* [Exercise] Repeat each line of the material below exactly as it appears, minus any pictures.

● ● ●

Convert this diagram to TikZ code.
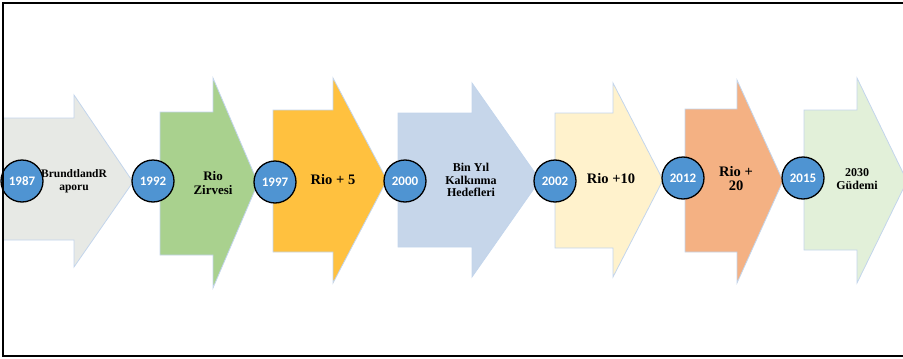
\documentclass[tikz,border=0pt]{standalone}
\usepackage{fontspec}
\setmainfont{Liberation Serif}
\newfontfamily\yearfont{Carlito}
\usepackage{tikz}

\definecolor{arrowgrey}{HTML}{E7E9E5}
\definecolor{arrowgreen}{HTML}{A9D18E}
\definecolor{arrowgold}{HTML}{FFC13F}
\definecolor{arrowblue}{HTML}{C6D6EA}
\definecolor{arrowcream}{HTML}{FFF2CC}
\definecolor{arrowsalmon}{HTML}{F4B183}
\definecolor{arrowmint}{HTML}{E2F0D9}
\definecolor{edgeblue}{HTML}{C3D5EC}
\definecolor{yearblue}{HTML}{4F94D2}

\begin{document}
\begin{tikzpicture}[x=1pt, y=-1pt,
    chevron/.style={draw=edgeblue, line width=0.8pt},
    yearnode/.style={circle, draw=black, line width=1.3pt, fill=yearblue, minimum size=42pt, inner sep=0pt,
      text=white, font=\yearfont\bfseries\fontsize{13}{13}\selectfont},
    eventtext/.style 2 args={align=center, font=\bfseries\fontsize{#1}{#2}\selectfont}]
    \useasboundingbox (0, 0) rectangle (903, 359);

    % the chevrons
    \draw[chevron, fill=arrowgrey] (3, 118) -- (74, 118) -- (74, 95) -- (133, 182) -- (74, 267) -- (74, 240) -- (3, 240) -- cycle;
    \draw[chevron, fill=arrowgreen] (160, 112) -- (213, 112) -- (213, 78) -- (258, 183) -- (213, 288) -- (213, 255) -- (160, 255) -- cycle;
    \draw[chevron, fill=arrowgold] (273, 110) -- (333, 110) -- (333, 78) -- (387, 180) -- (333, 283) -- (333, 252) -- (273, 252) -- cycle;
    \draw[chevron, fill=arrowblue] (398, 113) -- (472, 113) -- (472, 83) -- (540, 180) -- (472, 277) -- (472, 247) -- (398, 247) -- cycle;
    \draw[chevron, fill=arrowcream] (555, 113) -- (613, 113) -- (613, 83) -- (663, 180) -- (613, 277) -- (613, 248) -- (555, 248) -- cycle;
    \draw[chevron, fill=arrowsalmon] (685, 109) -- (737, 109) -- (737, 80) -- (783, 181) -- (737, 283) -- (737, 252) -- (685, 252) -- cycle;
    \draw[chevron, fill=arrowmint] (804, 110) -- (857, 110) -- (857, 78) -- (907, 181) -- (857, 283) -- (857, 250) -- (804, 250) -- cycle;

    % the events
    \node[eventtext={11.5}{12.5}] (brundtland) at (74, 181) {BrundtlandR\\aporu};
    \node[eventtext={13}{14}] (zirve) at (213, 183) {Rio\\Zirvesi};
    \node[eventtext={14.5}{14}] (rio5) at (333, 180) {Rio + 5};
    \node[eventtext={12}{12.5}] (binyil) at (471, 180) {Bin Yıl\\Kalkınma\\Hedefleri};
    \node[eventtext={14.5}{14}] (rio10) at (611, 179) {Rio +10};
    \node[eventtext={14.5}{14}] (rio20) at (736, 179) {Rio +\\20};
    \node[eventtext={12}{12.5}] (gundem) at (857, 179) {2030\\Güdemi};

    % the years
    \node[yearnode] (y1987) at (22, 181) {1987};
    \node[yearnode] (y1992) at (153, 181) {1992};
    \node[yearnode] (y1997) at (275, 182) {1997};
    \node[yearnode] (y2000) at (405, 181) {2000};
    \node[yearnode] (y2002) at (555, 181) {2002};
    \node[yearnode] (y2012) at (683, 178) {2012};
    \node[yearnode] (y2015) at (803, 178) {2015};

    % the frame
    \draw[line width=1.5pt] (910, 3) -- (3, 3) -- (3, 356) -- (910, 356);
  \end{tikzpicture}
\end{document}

● ● ●

* [Expected output]
Convert this diagram to TikZ code.
\documentclass[tikz,border=0pt]{standalone}
\usepackage{fontspec}
\setmainfont{Liberation Serif}
\newfontfamily\yearfont{Carlito}
\usepackage{tikz}

\definecolor{arrowgrey}{HTML}{E7E9E5}
\definecolor{arrowgreen}{HTML}{A9D18E}
\definecolor{arrowgold}{HTML}{FFC13F}
\definecolor{arrowblue}{HTML}{C6D6EA}
\definecolor{arrowcream}{HTML}{FFF2CC}
\definecolor{arrowsalmon}{HTML}{F4B183}
\definecolor{arrowmint}{HTML}{E2F0D9}
\definecolor{edgeblue}{HTML}{C3D5EC}
\definecolor{yearblue}{HTML}{4F94D2}

\begin{document}
\begin{tikzpicture}[x=1pt, y=-1pt,
    chevron/.style={draw=edgeblue, line width=0.8pt},
    yearnode/.style={circle, draw=black, line width=1.3pt, fill=yearblue, minimum size=42pt, inner sep=0pt,
      text=white, font=\yearfont\bfseries\fontsize{13}{13}\selectfont},
    eventtext/.style 2 args={align=center, font=\bfseries\fontsize{#1}{#2}\selectfont}]
    \useasboundingbox (0, 0) rectangle (903, 359);

    % the chevrons
    \draw[chevron, fill=arrowgrey] (3, 118) -- (74, 118) -- (74, 95) -- (133, 182) -- (74, 267) -- (74, 240) -- (3, 240) -- cycle;
    \draw[chevron, fill=arrowgreen] (160, 112) -- (213, 112) -- (213, 78) -- (258, 183) -- (213, 288) -- (213, 255) -- (160, 255) -- cycle;
    \draw[chevron, fill=arrowgold] (273, 110) -- (333, 110) -- (333, 78) -- (387, 180) -- (333, 283) -- (333, 252) -- (273, 252) -- cycle;
    \draw[chevron, fill=arrowblue] (398, 113) -- (472, 113) -- (472, 83) -- (540, 180) -- (472, 277) -- (472, 247) -- (398, 247) -- cycle;
    \draw[chevron, fill=arrowcream] (555, 113) -- (613, 113) -- (613, 83) -- (663, 180) -- (613, 277) -- (613, 248) -- (555, 248) -- cycle;
    \draw[chevron, fill=arrowsalmon] (685, 109) -- (737, 109) -- (737, 80) -- (783, 181) -- (737, 283) -- (737, 252) -- (685, 252) -- cycle;
    \draw[chevron, fill=arrowmint] (804, 110) -- (857, 110) -- (857, 78) -- (907, 181) -- (857, 283) -- (857, 250) -- (804, 250) -- cycle;

    % the events
    \node[eventtext={11.5}{12.5}] (brundtland) at (74, 181) {BrundtlandR\\aporu};
    \node[eventtext={13}{14}] (zirve) at (213, 183) {Rio\\Zirvesi};
    \node[eventtext={14.5}{14}] (rio5) at (333, 180) {Rio + 5};
    \node[eventtext={12}{12.5}] (binyil) at (471, 180) {Bin Yıl\\Kalkınma\\Hedefleri};
    \node[eventtext={14.5}{14}] (rio10) at (611, 179) {Rio +10};
    \node[eventtext={14.5}{14}] (rio20) at (736, 179) {Rio +\\20};
    \node[eventtext={12}{12.5}] (gundem) at (857, 179) {2030\\Güdemi};

    % the years
    \node[yearnode] (y1987) at (22, 181) {1987};
    \node[yearnode] (y1992) at (153, 181) {1992};
    \node[yearnode] (y1997) at (275, 182) {1997};
    \node[yearnode] (y2000) at (405, 181) {2000};
    \node[yearnode] (y2002) at (555, 181) {2002};
    \node[yearnode] (y2012) at (683, 178) {2012};
    \node[yearnode] (y2015) at (803, 178) {2015};

    % the frame
    \draw[line width=1.5pt] (910, 3) -- (3, 3) -- (3, 356) -- (910, 356);
  \end{tikzpicture}
\end{document}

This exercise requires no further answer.